Print, word for word, the opening line of the data below and every line after it through the line that contains "ax = fig.add_axes([153", but not the pictures.
....
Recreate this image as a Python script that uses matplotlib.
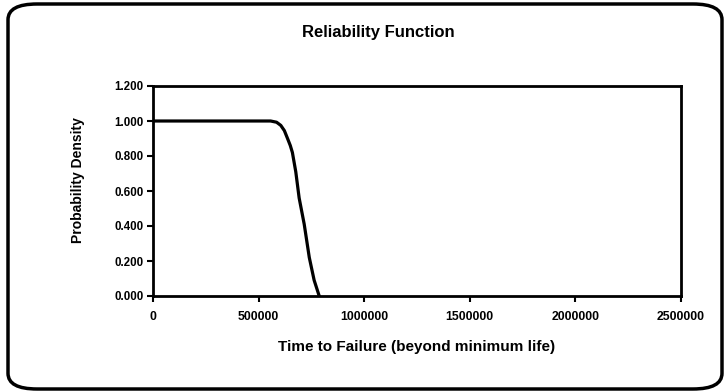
import matplotlib
matplotlib.use("Agg")
import matplotlib.pyplot as plt
from matplotlib.patches import FancyBboxPatch

# Reliability curve
time_vals = [0, 250000, 557000, 585000, 605000, 622000, 637000, 650000, 660000,
             676000, 692000, 716000, 740000, 763000, 787000]
reliability = [1.0, 1.0, 1.0, 0.993, 0.975, 0.945, 0.9, 0.86, 0.82,
               0.71, 0.56, 0.41, 0.22, 0.09, 0.0]

x_ticks = [0, 500000, 1000000, 1500000, 2000000, 2500000]
y_ticks = [0.0, 0.2, 0.4, 0.6, 0.8, 1.0, 1.2]

plt.rcParams["font.family"] = ["Liberation Sans", "DejaVu Sans"]
plt.rcParams["font.weight"] = "bold"

fig = plt.figure(figsize=(7.26, 3.92), dpi=100)
ax = fig.add_axes([153 / 726, 1 - 296 / 392, (681 - 153) / 726, (296 - 86) / 392])

ax.plot(time_vals, reliability, color="black", lw=2.3, solid_joinstyle="round")
ax.set_xlim(0, 2500000)
ax.set_ylim(0, 1.2)
ax.set_xticks(x_ticks)
ax.set_xticklabels([str(v) for v in x_ticks], fontsize=8.8, fontweight="bold")
ax.set_yticks(y_ticks)
ax.set_yticklabels([f"{v:.3f}" for v in y_ticks], fontsize=8.3, fontweight="bold")
ax.tick_params(axis="x", direction="out", length=4, width=1.5, pad=7)
ax.tick_params(axis="y", direction="out", length=4, width=1.5, pad=3)
for s in ax.spines.values():
    s.set_linewidth(2)

ax.set_xlabel("Time to Failure (beyond minimum life)", fontsize=11,
              fontweight="bold", labelpad=12)
ax.set_ylabel("Probability Density", fontsize=10, fontweight="bold")
ax.yaxis.set_label_coords(-0.128, 0.55)
fig.text(0.521, 1 - 33 / 392, "Reliability Function", ha="center", va="center",
         fontsize=12, fontweight="bold")

# rounded frame around the chart area
frame = FancyBboxPatch((8 / 726, 3 / 392), 714 / 726, 385 / 392,
                       boxstyle="round,pad=0,rounding_size=0.04",
                       transform=fig.transFigure, fill=False,
                       edgecolor="black", lw=2.5)
fig.patches.append(frame)

fig.savefig("out.png", dpi=100)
....
# [Task result]
Recreate this image as a Python script that uses matplotlib.
import matplotlib
matplotlib.use("Agg")
import matplotlib.pyplot as plt
from matplotlib.patches import FancyBboxPatch

# Reliability curve
time_vals = [0, 250000, 557000, 585000, 605000, 622000, 637000, 650000, 660000,
             676000, 692000, 716000, 740000, 763000, 787000]
reliability = [1.0, 1.0, 1.0, 0.993, 0.975, 0.945, 0.9, 0.86, 0.82,
               0.71, 0.56, 0.41, 0.22, 0.09, 0.0]

x_ticks = [0, 500000, 1000000, 1500000, 2000000, 2500000]
y_ticks = [0.0, 0.2, 0.4, 0.6, 0.8, 1.0, 1.2]

plt.rcParams["font.family"] = ["Liberation Sans", "DejaVu Sans"]
plt.rcParams["font.weight"] = "bold"

fig = plt.figure(figsize=(7.26, 3.92), dpi=100)
ax = fig.add_axes([153 / 726, 1 - 296 / 392, (681 - 153) / 726, (296 - 86) / 392])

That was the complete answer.